By Mvuyo Tyobeka, SPM of CEO
Leaders make decisions every day that shape the work and lives of the people they lead. The effectiveness of those decisions depends not on reports or dashboards, but on understanding what it feels like to be in someone else’s role, facing the pressures, challenges, and choices that define their day.
Walking in your team’s shoes requires presence and attention. It is about seeing beyond the tasks, noticing the conditions in which work is carried out, and recognising both effort and obstacles that are invisible from the office. Leaders who do this gain insight into the realities that drive performance and morale. They learn where support is needed, where processes can be improved, and how to distribute responsibility in a way that empowers the team rather than overburdening individuals.
During a recent site visit near Kathu in the Northern Cape, these lessons became tangible. Observing the team in action, I saw the meticulous care they put into every task, the pride in their work, and the collaboration that kept complex projects moving. I noticed the demands placed on a few individuals carrying critical responsibilities, the physical strain of working in extreme heat, and the ingenuity with which they adapted to challenges. Being there provided clarity that no report could convey: leadership decisions have a direct impact on people’s day-to-day experiences, and understanding those realities is essential.
Empathy in leadership is not a soft skill; it is a strategic tool. Understanding the pace of work, the complexity of decisions, and the physical and mental demands on a team informs more effective planning, better resourcing, and safer, more efficient operations. It allows leaders to anticipate challenges before they escalate, to make interventions that enhance productivity, and to design environments where people can thrive.
Observing work firsthand also surfaces innovation. Solutions often emerge from those closest to the task. When leaders are present, they can recognise initiative, encourage experimentation, and support ideas that improve outcomes. Technology, process improvements, and new approaches gain traction when they are grounded in the realities of daily work.
Leadership that walks the ground strengthens culture. It communicates respect for people’s expertise, builds trust, and signals that leadership is accountable to the team as well as the other way around. It transforms abstract expectations into concrete understanding. It makes a leader’s guidance credible because it reflects lived experience rather than assumption.
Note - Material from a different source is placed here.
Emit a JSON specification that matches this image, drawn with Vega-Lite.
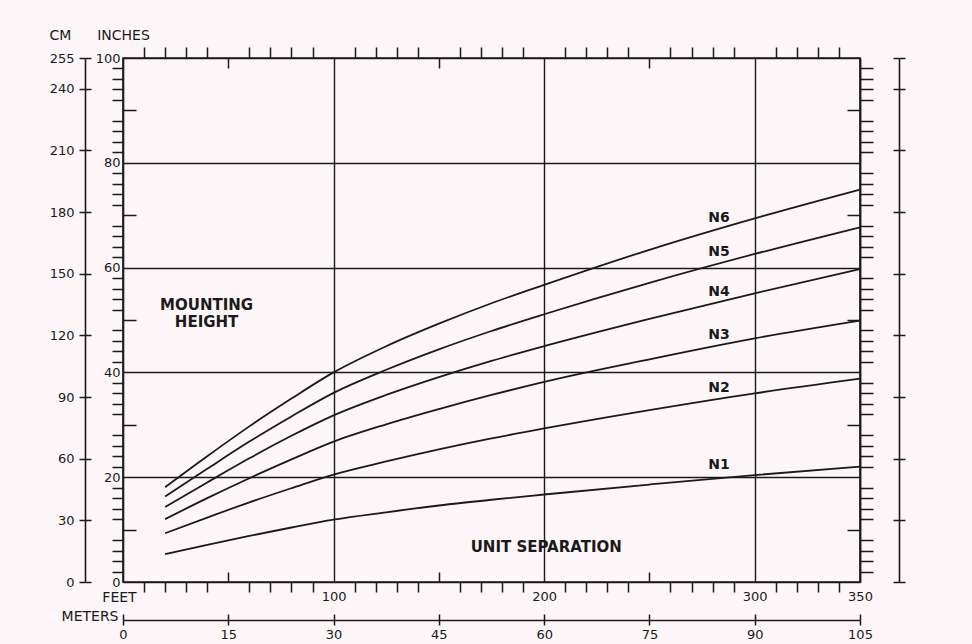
{
  "$schema": "https://vega.github.io/schema/vega-lite/v6.json",
  "autosize": {"type": "none"},
  "width": 737,
  "height": 524,
  "padding": {"left": 123, "top": 58, "right": 112, "bottom": 62},
  "background": "#fcf6f8",
  "config": {
    "view": {"fill": "#fcf6f8", "stroke": "#1a1a1a", "strokeWidth": 1.6},
    "axis": {
      "tickColor": "#1a1a1a", "domainColor": "#1a1a1a", "gridColor": "#1a1a1a",
      "tickWidth": 1.5, "domainWidth": 1.6, "gridWidth": 1.4, "gridOpacity": 1,
      "labelFont": "DejaVu Sans", "labelFontSize": 13, "labelColor": "#1a1a1a",
      "labelFlush": false, "labelOverlap": false, "labelBound": false,
      "titleFont": "DejaVu Sans", "titleFontWeight": "normal", "titleFontSize": 14, "titleColor": "#1a1a1a",
      "titleAngle": 0, "titleAlign": "center", "titleBaseline": "middle"
    }
  },
  "datasets": {
    "curves": [
      {"curve": "N6", "feet": 20, "inches": 18.1}, {"curve": "N6", "feet": 40, "inches": 24.0}, {"curve": "N6", "feet": 60, "inches": 29.7}, {"curve": "N6", "feet": 80, "inches": 35.0}, {"curve": "N6", "feet": 100, "inches": 40.0}, {"curve": "N6", "feet": 125, "inches": 45.0}, {"curve": "N6", "feet": 150, "inches": 49.3}, {"curve": "N6", "feet": 175, "inches": 53.2}, {"curve": "N6", "feet": 200, "inches": 56.7}, {"curve": "N6", "feet": 250, "inches": 63.4}, {"curve": "N6", "feet": 300, "inches": 69.4}, {"curve": "N6", "feet": 350, "inches": 74.9},
      {"curve": "N5", "feet": 20, "inches": 16.3}, {"curve": "N5", "feet": 40, "inches": 21.6}, {"curve": "N5", "feet": 60, "inches": 26.8}, {"curve": "N5", "feet": 80, "inches": 31.6}, {"curve": "N5", "feet": 100, "inches": 36.1}, {"curve": "N5", "feet": 125, "inches": 40.5}, {"curve": "N5", "feet": 150, "inches": 44.4}, {"curve": "N5", "feet": 175, "inches": 47.9}, {"curve": "N5", "feet": 200, "inches": 51.1}, {"curve": "N5", "feet": 250, "inches": 57.1}, {"curve": "N5", "feet": 300, "inches": 62.6}, {"curve": "N5", "feet": 350, "inches": 67.7},
      {"curve": "N4", "feet": 20, "inches": 14.3}, {"curve": "N4", "feet": 40, "inches": 19.0}, {"curve": "N4", "feet": 60, "inches": 23.6}, {"curve": "N4", "feet": 80, "inches": 27.9}, {"curve": "N4", "feet": 100, "inches": 31.8}, {"curve": "N4", "feet": 125, "inches": 35.7}, {"curve": "N4", "feet": 150, "inches": 39.1}, {"curve": "N4", "feet": 175, "inches": 42.2}, {"curve": "N4", "feet": 200, "inches": 45.0}, {"curve": "N4", "feet": 250, "inches": 50.2}, {"curve": "N4", "feet": 300, "inches": 55.1}, {"curve": "N4", "feet": 350, "inches": 59.7},
      {"curve": "N3", "feet": 20, "inches": 12.0}, {"curve": "N3", "feet": 40, "inches": 16.0}, {"curve": "N3", "feet": 60, "inches": 19.8}, {"curve": "N3", "feet": 80, "inches": 23.4}, {"curve": "N3", "feet": 100, "inches": 26.8}, {"curve": "N3", "feet": 125, "inches": 30.1}, {"curve": "N3", "feet": 150, "inches": 33.0}, {"curve": "N3", "feet": 175, "inches": 35.7}, {"curve": "N3", "feet": 200, "inches": 38.2}, {"curve": "N3", "feet": 250, "inches": 42.5}, {"curve": "N3", "feet": 300, "inches": 46.5}, {"curve": "N3", "feet": 350, "inches": 49.9},
      {"curve": "N2", "feet": 20, "inches": 9.3}, {"curve": "N2", "feet": 40, "inches": 12.3}, {"curve": "N2", "feet": 60, "inches": 15.2}, {"curve": "N2", "feet": 80, "inches": 17.9}, {"curve": "N2", "feet": 100, "inches": 20.5}, {"curve": "N2", "feet": 125, "inches": 23.0}, {"curve": "N2", "feet": 150, "inches": 25.3}, {"curve": "N2", "feet": 175, "inches": 27.4}, {"curve": "N2", "feet": 200, "inches": 29.3}, {"curve": "N2", "feet": 250, "inches": 32.8}, {"curve": "N2", "feet": 300, "inches": 36.0}, {"curve": "N2", "feet": 350, "inches": 38.8},
      {"curve": "N1", "feet": 20, "inches": 5.3}, {"curve": "N1", "feet": 40, "inches": 7.1}, {"curve": "N1", "feet": 60, "inches": 8.8}, {"curve": "N1", "feet": 80, "inches": 10.4}, {"curve": "N1", "feet": 100, "inches": 11.9}, {"curve": "N1", "feet": 125, "inches": 13.3}, {"curve": "N1", "feet": 150, "inches": 14.6}, {"curve": "N1", "feet": 175, "inches": 15.7}, {"curve": "N1", "feet": 200, "inches": 16.7}, {"curve": "N1", "feet": 250, "inches": 18.6}, {"curve": "N1", "feet": 300, "inches": 20.4}, {"curve": "N1", "feet": 350, "inches": 22.0}
    ],
    "labels": [
      {"label": "N6", "feet": 283, "inches": 69.5},
      {"label": "N5", "feet": 283, "inches": 63.0},
      {"label": "N4", "feet": 283, "inches": 55.4},
      {"label": "N3", "feet": 283, "inches": 47.1},
      {"label": "N2", "feet": 283, "inches": 37.0},
      {"label": "N1", "feet": 283, "inches": 22.3}
    ],
    "notes": [
      {"text": "MOUNTING\nHEIGHT", "feet": 39.7, "inches": 52.9},
      {"text": "UNIT SEPARATION", "feet": 201, "inches": 6.7}
    ],
    "anchor": [{"a": 0, "b": 0}]
  },
  "resolve": {"scale": {"x": "independent", "y": "independent"}, "axis": {"x": "independent", "y": "independent"}},
  "layer": [
    {
      "data": {"name": "curves"},
      "mark": {"type": "line", "color": "#1a1a1a", "strokeWidth": 1.8, "interpolate": "monotone"},
      "encoding": {
        "detail": {"field": "curve", "type": "nominal"},
        "x": {"field": "feet", "type": "quantitative", "scale": {"domain": [0, 350], "nice": false},
          "axis": {"orient": "bottom", "values": [100, 200, 300, 350], "ticks": false, "domain": false, "grid": true, "labelPadding": 8,
            "title": "FEET", "titleX": -4, "titleY": 15}},
        "y": {"field": "inches", "type": "quantitative", "scale": {"domain": [0, 100], "nice": false},
          "axis": {"orient": "left", "values": [0, 20, 40, 60, 80, 100], "ticks": false, "domain": false, "grid": true, "labelPadding": 3,
            "title": "INCHES", "titleX": 0, "titleY": -23}}
      }
    },
    {
      "data": {"name": "anchor"},
      "mark": {"type": "point", "opacity": 0},
      "encoding": {
        "x": {"field": "a", "type": "quantitative", "scale": {"domain": [0, 350], "nice": false},
          "axis": {"orient": "bottom", "values": [10,20,30,40,60,70,80,90,110,120,130,140,160,170,180,190,210,220,230,240,260,270,280,290,310,320,330,340], "tickSize": 10, "labels": false, "domain": false, "grid": false, "title": null}},
        "y": {"field": "b", "type": "quantitative", "scale": {"domain": [0, 100], "nice": false},
          "axis": {"orient": "left", "values": [2,4,6,8,12,14,16,18,22,24,26,28,32,34,36,38,42,44,46,48,52,54,56,58,62,64,66,68,72,74,76,78,82,84,86,88,92,94,96,98], "tickSize": 11, "labels": false, "domain": true, "grid": false, "title": null}}
      }
    },
    {
      "data": {"name": "anchor"},
      "mark": {"type": "point", "opacity": 0},
      "encoding": {
        "x": {"field": "a", "type": "quantitative", "scale": {"domain": [0, 350], "nice": false},
          "axis": {"orient": "bottom", "values": [50, 150, 250], "tickSize": -10, "labels": false, "domain": false, "grid": false, "title": null}},
        "y": {"field": "b", "type": "quantitative", "scale": {"domain": [0, 100], "nice": false},
          "axis": {"orient": "left", "values": [10, 30, 50, 70, 90], "tickSize": -13, "labels": false, "domain": false, "grid": false, "title": null}}
      }
    },
    {
      "data": {"name": "anchor"},
      "mark": {"type": "point", "opacity": 0},
      "encoding": {
        "x": {"field": "a", "type": "quantitative", "scale": {"domain": [0, 350], "nice": false},
          "axis": {"orient": "top", "values": [10,20,30,40,60,70,80,90,110,120,130,140,160,170,180,190,210,220,230,240,260,270,280,290,310,320,330,340], "tickSize": 11, "labels": false, "domain": false, "grid": false, "title": null}},
        "y": {"field": "b", "type": "quantitative", "scale": {"domain": [0, 100], "nice": false},
          "axis": {"orient": "right", "values": [2,4,6,8,12,14,16,18,22,24,26,28,32,34,36,38,42,44,46,48,52,54,56,58,62,64,66,68,72,74,76,78,82,84,86,88,92,94,96,98], "tickSize": 13, "labels": false, "domain": true, "grid": false, "title": null}}
      }
    },
    {
      "data": {"name": "anchor"},
      "mark": {"type": "point", "opacity": 0},
      "encoding": {
        "x": {"field": "a", "type": "quantitative", "scale": {"domain": [0, 350], "nice": false},
          "axis": {"orient": "top", "values": [50, 150, 250], "tickSize": -10, "labels": false, "domain": false, "grid": false, "title": null}},
        "y": {"field": "b", "type": "quantitative", "scale": {"domain": [0, 100], "nice": false},
          "axis": {"orient": "right", "values": [10, 30, 50, 70, 90], "tickSize": -13, "labels": false, "domain": false, "grid": false, "title": null}}
      }
    },
    {
      "data": {"name": "anchor"},
      "mark": {"type": "point", "opacity": 0},
      "encoding": {
        "x": {"field": "a", "type": "quantitative", "scale": {"domain": [0, 105], "nice": false},
          "axis": {"orient": "bottom", "offset": 38, "values": [0, 15, 30, 45, 60, 75, 90, 105], "tickSize": 5, "labels": true, "labelPadding": 3, "domain": true, "grid": false,
            "title": "METERS", "titleX": -5, "titleY": -4, "titleAlign": "right"}},
        "y": {"field": "b", "type": "quantitative", "scale": {"domain": [0, 255], "nice": false},
          "axis": {"orient": "left", "offset": 38, "values": [0, 30, 60, 90, 120, 150, 180, 210, 240, 255], "tickSize": 6, "labels": true, "labelPadding": 5, "domain": true, "grid": false,
            "title": "CM", "titleX": -25, "titleY": -23}}
      }
    },
    {
      "data": {"name": "anchor"},
      "mark": {"type": "point", "opacity": 0},
      "encoding": {
        "x": {"field": "a", "type": "quantitative", "scale": {"domain": [0, 105], "nice": false},
          "axis": {"orient": "bottom", "offset": 38, "values": [0, 15, 30, 45, 60, 75, 90, 105], "tickSize": -6, "labels": false, "domain": false, "grid": false, "title": null}},
        "y": {"field": "b", "type": "quantitative", "scale": {"domain": [0, 255], "nice": false},
          "axis": {"orient": "left", "offset": 38, "values": [0, 30, 60, 90, 120, 150, 180, 210, 240, 255], "tickSize": -6, "labels": false, "domain": false, "grid": false, "title": null}}
      }
    },
    {
      "data": {"name": "anchor"},
      "mark": {"type": "point", "opacity": 0},
      "encoding": {
        "x": {"field": "a", "type": "quantitative", "scale": {"domain": [0, 350], "nice": false}, "axis": null},
        "y": {"field": "b", "type": "quantitative", "scale": {"domain": [0, 255], "nice": false},
          "axis": {"orient": "right", "offset": 39, "values": [0, 30, 60, 90, 120, 150, 180, 210, 240, 255], "tickSize": 6, "labels": false, "domain": true, "grid": false, "title": null}}
      }
    },
    {
      "data": {"name": "anchor"},
      "mark": {"type": "point", "opacity": 0},
      "encoding": {
        "x": {"field": "a", "type": "quantitative", "scale": {"domain": [0, 350], "nice": false}, "axis": null},
        "y": {"field": "b", "type": "quantitative", "scale": {"domain": [0, 255], "nice": false},
          "axis": {"orient": "right", "offset": 39, "values": [0, 30, 60, 90, 120, 150, 180, 210, 240, 255], "tickSize": -6, "labels": false, "domain": false, "grid": false, "title": null}}
      }
    },
    {
      "data": {"name": "labels"},
      "mark": {"type": "text", "font": "DejaVu Sans", "fontWeight": "bold", "fontSize": 14, "color": "#1a1a1a", "align": "center", "baseline": "middle"},
      "encoding": {
        "x": {"field": "feet", "type": "quantitative", "scale": {"domain": [0, 350], "nice": false}, "axis": null},
        "y": {"field": "inches", "type": "quantitative", "scale": {"domain": [0, 100], "nice": false}, "axis": null},
        "text": {"field": "label", "type": "nominal"}
      }
    },
    {
      "data": {"name": "notes"},
      "mark": {"type": "text", "font": "DejaVu Sans", "fontWeight": "bold", "fontSize": 15, "color": "#1a1a1a", "align": "center", "baseline": "middle", "lineBreak": "\n", "lineHeight": 17},
      "encoding": {
        "x": {"field": "feet", "type": "quantitative", "scale": {"domain": [0, 350], "nice": false}, "axis": null},
        "y": {"field": "inches", "type": "quantitative", "scale": {"domain": [0, 100], "nice": false}, "axis": null},
        "text": {"field": "text", "type": "nominal"}
      }
    }
  ]
}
The lesson is simple: the distance between strategy and execution narrows when leaders immerse themselves in the environments where work happens. When we see what our teams see, feel what they feel, and understand the pressures they navigate, we lead with clarity and conviction. Leadership is amplified when it is informed by the perspectives of those doing the work.
The measure of a leader is not in the decisions made in isolation, but in the understanding behind them. Walking a mile in your people’s shoes turns empathy into insight, insight into action, and action into results. It is a path that strengthens organisations, energises teams, and defines leadership that matters.